Division of Corporations

Delivered 12:26 PM 06/29/2005

FILED 12: 05 PM 06/29/2005

SRV  050541901 - 0864972 FILE

CERTIFICATE OF OWNERSHIP AND MERGER

OF

ICONIX BRAND GROUP, INC.

INTO

CANDIE’S, INC.

 

 

Adopted in accordance with the provisions of

Section  253 of the Delaware General Corporation  Law

 

 

CANDIE’S, INC., a Delaware corporation, desiring to merge with  ICONIX  BRAND GROUP, INC., a Delaware corporation, pursuant to the provisions of Section 253 of the Delaware General  Corporation  Law,  hereby certifies  as follows:

1. Candie’s, Inc. is a corporation formed under the laws of the State of Delaware (the “Corporation”).

2. The Corporation is the owner of all of  the outstanding shares of each class  of stock of Iconix Brand Group, Inc., a corporation formed under the laws of  the  State  of  Delaware.
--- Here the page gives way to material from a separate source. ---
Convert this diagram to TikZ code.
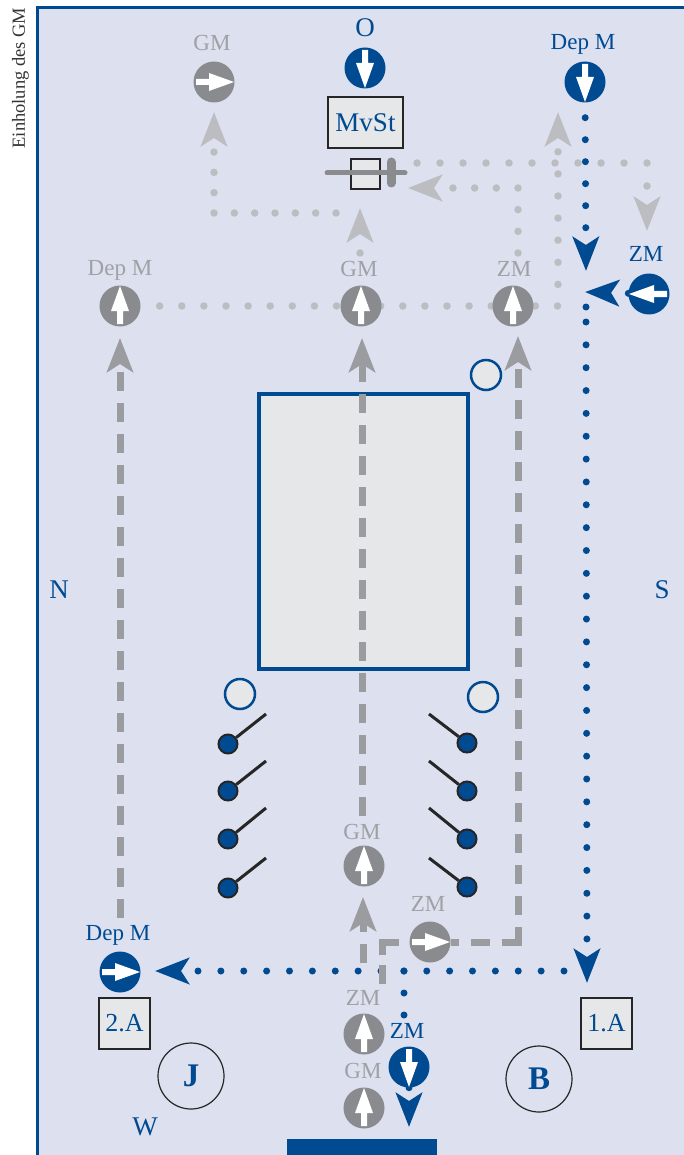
\documentclass[tikz,border=0pt]{standalone}
\usepackage{fontspec}
\setmainfont{Liberation Serif}
\usetikzlibrary{arrows.meta,backgrounds}
\definecolor{mvblue}{HTML}{004A92}
\definecolor{mvbg}{HTML}{DDE0EF}
\definecolor{mvbox}{HTML}{E6E7E9}
\definecolor{mvgray}{HTML}{898B8E}
\definecolor{mvdash}{HTML}{9A9C9F}
\definecolor{mvlight}{HTML}{BBBDC1}
\definecolor{mvlabel}{HTML}{9FA1A4}
\newcommand{\signal}[4]{%
  \node[sigdisc,fill=#3] (#1) at (#2) {};
  \fill[white,rotate around={#4:(#2)},shift={(#2)}]
    (0,-20) -- (9,5) -- (3,5) -- (3,18) -- (-3,18) -- (-3,5) -- (-9,5) -- cycle;
}
\tikzset{
  sigdisc/.style={circle,minimum size=41pt,inner sep=0pt},
  bluelabel/.style={text=mvblue,font=\fontsize{23}{23}\selectfont,inner sep=0pt},
  graylabel/.style={text=mvlabel,font=\fontsize{23}{23}\selectfont,inner sep=0pt},
  sidelabel/.style={text=mvblue,font=\fontsize{27}{27}\selectfont,inner sep=0pt},
  track/.style={circle,draw=mvblue,line width=2.5pt,fill=mvbox,minimum size=30pt,inner sep=0pt},
  lever/.style={circle,draw=black!85,line width=2pt,fill=mvblue,minimum size=19pt,inner sep=0pt},
  arm/.style={draw=black!85,line width=3pt},
  textbox/.style={rectangle,draw=black!85,line width=2.5pt,fill=mvbox,inner sep=0pt,text=mvblue,
    font=\fontsize{26}{26}\selectfont},
  station/.style={circle,draw=black!85,line width=1.2pt,minimum size=66pt,inner sep=0pt,text=mvblue,
    font=\fontsize{33}{33}\selectfont\bfseries},
  head/.style={-{Stealth[length=34pt,width=26pt,inset=8pt]}},
  dotblue/.style={head,draw=mvblue,line width=7pt,line cap=round,dash pattern=on 0pt off 22pt},
  dotlight/.style={head,draw=mvlight,line width=7.5pt,line cap=round,dash pattern=on 0pt off 22pt},
  dashgray/.style={head,draw=mvdash,line width=7pt,dash pattern=on 19pt off 12pt}
}
\begin{document}
\begin{tikzpicture}[x=1pt,y=-1pt]
\useasboundingbox (0,0) rectangle (684,1155);

\node[rotate=90,text=black!80,font=\fontsize{18.5}{18.5}\selectfont,inner sep=0pt] (sidetext) at (20.5,78) {Einholung des GM};

\signal{gmN}{214,82}{mvgray}{-90}
\signal{sigO}{365,68}{mvblue}{180}
\signal{depS}{585,82}{mvblue}{180}
\signal{depN}{120,306}{mvgray}{0}
\signal{gmC}{361,306}{mvgray}{0}
\signal{zmC}{513,306}{mvgray}{0}
\signal{zmS}{649,294}{mvblue}{90}
\signal{gmL}{364,866}{mvgray}{0}
\signal{zmL}{430,942}{mvgray}{-90}
\signal{depW}{120,972}{mvblue}{-90}
\signal{zmW}{364,1034}{mvgray}{0}
\signal{zmB}{409,1067}{mvblue}{180}
\signal{gmW}{364,1108}{mvgray}{0}

\node[graylabel] (lgmN) at (212,43) {GM};
\node[sidelabel] (lO) at (365,28) {O};
\node[bluelabel] (ldepS) at (583,44) {Dep M};
\node[graylabel] (ldepN) at (120,270) {Dep M};
\node[graylabel] (lgmC) at (359,269) {GM};
\node[graylabel] (lzmC) at (514,269) {ZM};
\node[bluelabel] (lzmS) at (646,254) {ZM};
\node[graylabel] (lgmL) at (362,832) {GM};
\node[graylabel] (lzmL) at (428,904) {ZM};
\node[bluelabel] (ldepW) at (118,935) {Dep M};
\node[graylabel] (lzmW) at (363,998) {ZM};
\node[bluelabel] (lzmB) at (407,1031) {ZM};
\node[graylabel] (lgmW) at (363,1071) {GM};

\node[sidelabel] (lN) at (59,590) {N};
\node[sidelabel] (lS) at (662,590) {S};
\node[sidelabel] (lW) at (145,1127) {W};

\node[textbox,minimum width=75pt,minimum height=51pt] (mvst) at (365.5,122.5) {\fontsize{27}{27}\selectfont MvSt};
\node[textbox,minimum width=29pt,minimum height=30pt] (smallbox) at (365.5,174) {};
\node[textbox,minimum width=51pt,minimum height=51pt] (boxW) at (124.5,1023.5) {2.A};
\node[textbox,minimum width=51pt,minimum height=51pt] (boxE) at (606.5,1023.5) {1.A};

\coordinate (barW) at (327,173);
\coordinate (barE) at (405,173);
\coordinate (barT) at (391,162);
\coordinate (barB) at (391,183);
\draw[draw=mvgray,line width=5pt,line cap=round] (barW) -- (barE);
\draw[draw=mvgray,line width=9pt,line cap=round] (barT) -- (barB);

\node[track] (trackA) at (486,375) {};
\node[track] (trackB) at (240,694) {};
\node[track] (trackC) at (483,697) {};

\node[lever] (swW1) at (228,744) {};
\node[lever] (swW2) at (228,791) {};
\node[lever] (swW3) at (228,839) {};
\node[lever] (swW4) at (228,888) {};
\node[lever] (swE1) at (467,743) {};
\node[lever] (swE2) at (467,791) {};
\node[lever] (swE3) at (467,839) {};
\node[lever] (swE4) at (467,887) {};
\coordinate (armW1) at (266,714);
\coordinate (armW2) at (266,761);
\coordinate (armW3) at (266,808);
\coordinate (armW4) at (266,858);
\coordinate (armE1) at (429,714);
\coordinate (armE2) at (429,761);
\coordinate (armE3) at (429,808);
\coordinate (armE4) at (429,858);
\draw[arm] (swW1) -- (armW1);
\draw[arm] (swW2) -- (armW2);
\draw[arm] (swW3) -- (armW3);
\draw[arm] (swW4) -- (armW4);
\draw[arm] (swE1) -- (armE1);
\draw[arm] (swE2) -- (armE2);
\draw[arm] (swE3) -- (armE3);
\draw[arm] (swE4) -- (armE4);

\node[station] (stationJ) at (191,1076) {J};
\node[station] (stationB) at (539,1079) {B};

\coordinate (tipGmN) at (214,112);
\coordinate (cornerGmN) at (214,213);
\coordinate (tailGmN) at (336,213);
\coordinate (tailGmC) at (360,253);
\coordinate (tipGmC) at (360,208);
\coordinate (cornerRow) at (558,306);
\coordinate (tipRow) at (558,112);
\coordinate (tailZmC) at (518,253);
\coordinate (cornerZmC) at (518,188);
\coordinate (tipZmC) at (408,188);
\coordinate (tailTop) at (417,163);
\coordinate (cornerTop) at (647,163);
\coordinate (tipTop) at (647,231);

\coordinate (tipDepS) at (586,271);
\coordinate (tipZmS) at (585,292);
\coordinate (tailLong) at (586,307);
\coordinate (nextLong) at (586,310);
\coordinate (startLong) at (586,322);
\coordinate (tipLong) at (587,983);
\coordinate (tailWest) at (564,971);
\coordinate (tipWest) at (155,971);
\coordinate (tailBranch) at (404,971);
\coordinate (endBranch) at (404,1017);
\coordinate (tipZmB) at (409,1127);

\coordinate (tailDepN) at (120,918);
\coordinate (tipDepN) at (120,338);
\coordinate (tailDashC) at (362,816);
\coordinate (tipDashC) at (362,338);
\coordinate (tailGmL) at (363,963);
\coordinate (tipGmL) at (363,897);
\coordinate (tailZmL) at (382,984);
\coordinate (cornerZmL) at (382,942);
\coordinate (cornerEast) at (518,942);
\coordinate (startEast) at (518,945.5);
\coordinate (tipEast) at (518,336);

\begin{scope}[on background layer]
\fill[mvbg] (37,8) rectangle (684,1155);
\draw[mvblue,line width=3pt] (37,1155) -- (37,8) -- (684,8);
\node[rectangle,draw=mvblue,line width=4pt,fill=mvbox,minimum width=209pt,minimum height=275pt,inner sep=0pt] (mainbox) at (363.5,531.5) {};
\fill[mvblue] (287,1139) rectangle (437,1155);

\draw[dotlight,dash pattern=on 0pt off 20.33pt] (tailGmN) -- (cornerGmN) -- (tipGmN);
\draw[dotlight] (tailGmC) -- (tipGmC);
\draw[dotlight,dash pattern=on 0pt off 22.1pt,dash phase=3.1pt] (depN) -- (cornerRow) -- (tipRow);
\draw[dotlight,dash pattern=on 0pt off 21.67pt] (tailZmC) -- (cornerZmC) -- (tipZmC);
\draw[dotlight,dash pattern=on 0pt off 23pt] (tailTop) -- (cornerTop) -- (tipTop);

\draw[dotblue,dash phase=7pt] (depS) -- (tipDepS);
\draw[dotblue] (zmS) -- (tipZmS);
\draw[dotblue,-] (tailLong) -- (nextLong);
\draw[dotblue,dash pattern=on 0pt off 22.85pt] (startLong) -- (tipLong);
\draw[dotblue,dash pattern=on 0pt off 22.875pt] (tailWest) -- (tipWest);
\draw[dotblue,-] (tailBranch) -- (endBranch);
\draw[dotblue] (zmB) -- (tipZmB);

\draw[dashgray] (tailDepN) -- (tipDepN);
\draw[dashgray] (tailDashC) -- (tipDashC);
\draw[dashgray] (tailGmL) -- (tipGmL);
\draw[dashgray,-,dash pattern=on 19pt off 10pt on 30pt off 40pt] (tailZmL) -- (cornerZmL) -- (zmL);
\draw[dashgray,-,dash phase=11pt] (zmL) -- (cornerEast);
\draw[dashgray] (startEast) -- (tipEast);
\end{scope}
\end{tikzpicture}
\end{document}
3. On June 28, 2005, the Board of Directors of the Corporation adopted the following resolutions to merge Iconix Brand Group, Inc. into the Corporation:

“WHEREAS, the Corporation owns 100% of the issued and outstanding common stock of the Iconix Brand Group, Inc. (“Subsidiary”); and

WHEREAS, it is in the best interests of the Corporation to  merge  the Subsidiary with and into the Corporation in order that all the estate, property, rights, privileges and franchises of  the Subsidiary  shall vest in  and be possessed  by the Corporation;

NOW, THEREFORE, be it:

RESOLVED, that the Board of Directors of the Corporation  hereby approves and adopts the following plan to merge the Subsidiary into the Corporation:

1. The name of the corporation proposing to merge is Iconix Brand Group, Inc. (the “Subsidiary”) and the name of the surviving corporation is Candie’s, Inc. (the “Corporation”)

2. The Subsidiary shall merge into the Corporation and upon the effective date of such merger the Subsidiary shall cease to exist and shall no longer exercise its powers, privileges and franchises subject to the laws of the State of Delaware. The Corporation  shall  succeed to the property and assets of and exercise all the powers, privileges and franchises of the Subsidiary and shall assume and be liable for all of the debts and  liabilities, if any, of the Subsidiary.